Parce que selon le mécanisme décrit plus haut, la dette publique internationale
ivoirienne glisse en dette privée internationale mais demeure sur une autre
ligne du budget. Notons que la Côte d'Ivoire à déjà d'autres créanciers privés
qui attendent aussi le paiement de leur dette. Ce sont les créanciers du Club
de Londres. Donc, à partir du moment où la Côte d'Ivoire commencera à financer
de nouveaux projets (qui auront été acceptés pas les créanciers et leurs
entreprises) dans le cadre du PPTE, les créanciers du Club de Londres
réclameront également le paiement de leur dette. Grâce au PPTE ils deviennent
eux aussi prioritaires. Ce qu'il faut craindre c'est que dès le trimestre
prochain le poids réel du remboursement de la dette ivoirienne n’augmente
puisqu’il faudra payer la dette privée liée du PPTE plus celle des créanciers
du Club de Londres.
L'ARNAQUE
ULTIME
Plus
que la jubilation, c’est l’inquiétude qui s’impose car le poids de la dette en
vérité augmente avec le PPTE et il faudra trouver l'argent pour rembourser. Les
caisses de l’État n’étant en bonne
santé: où trouver l'argent? Le contribuable ivoirien va-t-il supporter le poids
de toutes ces erreurs cumulées ?
Dans
ce contexte, pour supporter la dette croissante, la Côte d'Ivoire va
certainement devoir négocier de nouveaux emprunts auprès des Etats occidentaux,
du FMI et de la Banque Mondiale. C'est l'effet boule de neige. On emprunte à
nouveau pour rembourser des anciennes dettes, on creuse un trou pour en boucher
un autre. On fonctionnera comme ça pendant 10 ou 20 ans en attendant une
nouvelle initiative PPTE car la première n'aura rien changé et on sera toujours
très très endetté. Toujours plus.
Ce
n’est pas ainsi que l’on peut espérer l’émergence. La seule solution, c’est de
sortir de l’économie de l’endettement et d’aller vers une économie de marché.

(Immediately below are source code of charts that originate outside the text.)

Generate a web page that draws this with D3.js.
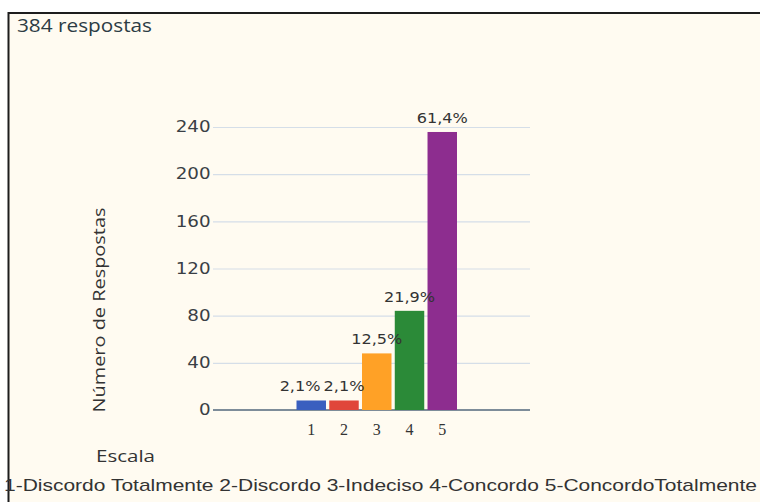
<!DOCTYPE html>
<html>
<head>
<meta charset="utf-8">
<script src="https://cdn.jsdelivr.net/npm/d3@7"></script>
<style>
  html, body { margin: 0; padding: 0; background: #ffffff; }
  svg { display: block; }
</style>
</head>
<body>
<svg id="chart" width="760" height="502"></svg>
<script>
// Survey answers on a 1–5 agreement scale
const categories = ["1", "2", "3", "4", "5"];
const percentages = [2.1, 2.1, 12.5, 21.9, 61.4];
const totalResponses = 384;
const barColors = ["#3a5fbf", "#e0463a", "#ffa126", "#2b8a38", "#8d2d8f"];
const yTicks = [0, 40, 80, 120, 160, 200, 240];
const titleText = "384 respostas";
const yAxisTitle = "Número de Respostas";
const xAxisTitle = "Escala";
const scaleLegend = "1-Discordo Totalmente 2-Discordo 3-Indeciso 4-Concordo 5-ConcordoTotalmente";

const svg = d3.select("#chart");
const W = 760, H = 502;

// panel background and frame
svg.append("rect").attr("x", 8).attr("y", 12).attr("width", W - 8).attr("height", H - 12)
  .attr("fill", "#fffbf1");
svg.append("line").attr("x1", 8).attr("x2", W).attr("y1", 13).attr("y2", 13)
  .attr("stroke", "#1d1d1d").attr("stroke-width", 2);
svg.append("line").attr("x1", 8.5).attr("x2", 8.5).attr("y1", 12).attr("y2", H)
  .attr("stroke", "#1d1d1d").attr("stroke-width", 2);

// scales
const plotLeft = 213, plotRight = 530;
const y = d3.scaleLinear().domain([0, 240]).range([410, 127]);
const x = d3.scaleBand().domain(categories).range([296.5, 457]).paddingInner(0.1).paddingOuter(0);

const counts = percentages.map(p => p / 100 * totalResponses);

// y axis with gridlines
const yAxis = svg.append("g")
  .attr("transform", `translate(${plotLeft},0)`)
  .call(d3.axisLeft(y).tickValues(yTicks).tickSize(-(plotRight - plotLeft)).tickPadding(2));
yAxis.select(".domain").remove();
yAxis.selectAll(".tick line").attr("stroke", "#d5dee8").attr("stroke-width", 1.2);
yAxis.selectAll(".tick text")
  .attr("font-family", "'DejaVu Sans', sans-serif")
  .attr("font-size", 15)
  .attr("fill", "#3a3f45")
  .attr("transform", "scale(1.22,1)");

// baseline
svg.append("line")
  .attr("x1", plotLeft).attr("x2", plotRight)
  .attr("y1", y(0)).attr("y2", y(0))
  .attr("stroke", "#7d8c99").attr("stroke-width", 2);

// bars
svg.append("g").selectAll("rect")
  .data(categories)
  .join("rect")
  .attr("x", d => x(d))
  .attr("width", x.bandwidth())
  .attr("y", (d, i) => y(counts[i]))
  .attr("height", (d, i) => y(0) - y(counts[i]))
  .attr("fill", (d, i) => barColors[i]);

// percentage labels above the bars
const labelStretch = 1.15;
const labels = svg.append("g").selectAll("text")
  .data(categories)
  .join("text")
  .attr("text-anchor", "middle")
  .attr("font-family", "'DejaVu Sans', sans-serif")
  .attr("font-size", 14)
  .attr("fill", "#333")
  .text((d, i) => percentages[i].toFixed(1).replace(".", ",") + "%");

// centre each label on its bar, then nudge colliding labels leftwards
const boxes = labels.nodes().map((node, i) => {
  const w = node.getComputedTextLength() * labelStretch;
  const cx = x(categories[i]) + x.bandwidth() / 2;
  const baseY = y(counts[i]) - 9;
  return { cx, w, baseY };
});
for (let i = boxes.length - 2; i >= 0; i--) {
  const a = boxes[i], b = boxes[i + 1];
  const sameRow = Math.abs(a.baseY - b.baseY) < 14;
  const overlap = (a.cx + a.w / 2 + 3) - (b.cx - b.w / 2);
  if (sameRow && overlap > 0) a.cx -= overlap;
}
labels.attr("transform", (d, i) =>
  `translate(${boxes[i].cx},${boxes[i].baseY}) scale(${labelStretch},1)`);

// category axis
const xAxis = svg.append("g")
  .attr("transform", `translate(0,${y(0)})`)
  .call(d3.axisBottom(x).tickSize(0).tickPadding(14));
xAxis.select(".domain").remove();
xAxis.selectAll(".tick text")
  .attr("font-family", "'Liberation Serif', serif")
  .attr("font-size", 16)
  .attr("fill", "#333");

// titles
svg.append("text")
  .attr("x", 17).attr("y", 32)
  .attr("font-family", "'Open Sans', sans-serif")
  .attr("font-size", 18)
  .attr("fill", "#2c3c44")
  .attr("textLength", 135).attr("lengthAdjust", "spacingAndGlyphs")
  .text(titleText);

svg.append("text")
  .attr("transform", "translate(105,310) rotate(-90)")
  .attr("text-anchor", "middle")
  .attr("font-family", "'Open Sans', sans-serif")
  .attr("font-size", 17)
  .attr("fill", "#333")
  .attr("textLength", 205).attr("lengthAdjust", "spacingAndGlyphs")
  .text(yAxisTitle);

svg.append("text")
  .attr("x", 96).attr("y", 462)
  .attr("font-family", "'Open Sans', sans-serif")
  .attr("font-size", 17)
  .attr("fill", "#333")
  .attr("textLength", 59).attr("lengthAdjust", "spacingAndGlyphs")
  .text(xAxisTitle);

svg.append("text")
  .attr("x", 4).attr("y", 491)
  .attr("font-family", "'Liberation Sans', Arial, sans-serif")
  .attr("font-size", 17)
  .attr("fill", "#333")
  .attr("textLength", 753).attr("lengthAdjust", "spacingAndGlyphs")
  .text(scaleLegend);
</script>
</body>
</html>
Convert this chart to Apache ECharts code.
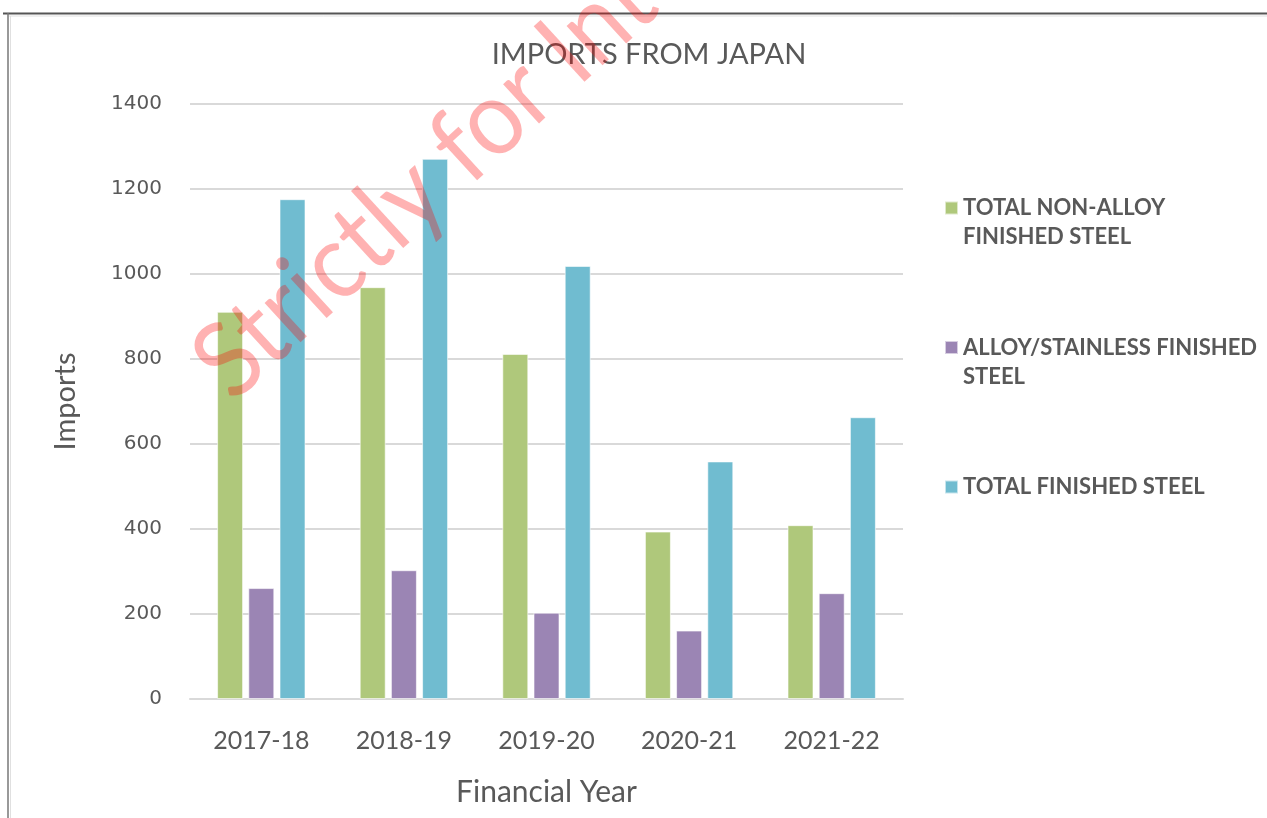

Ni le PPTE ni aucun programme d’aide publique au développement ne fera le
développement de la Côte d’Ivoire. Le développement a deux préalables: il faut
d’une part les incitations d'un marché libre et d’autre part les institutions
d'un Etat de droit. La liberté économique encadrée par de bonnes institutions
est la voie la plus responsable et efficace pour construire le progrès."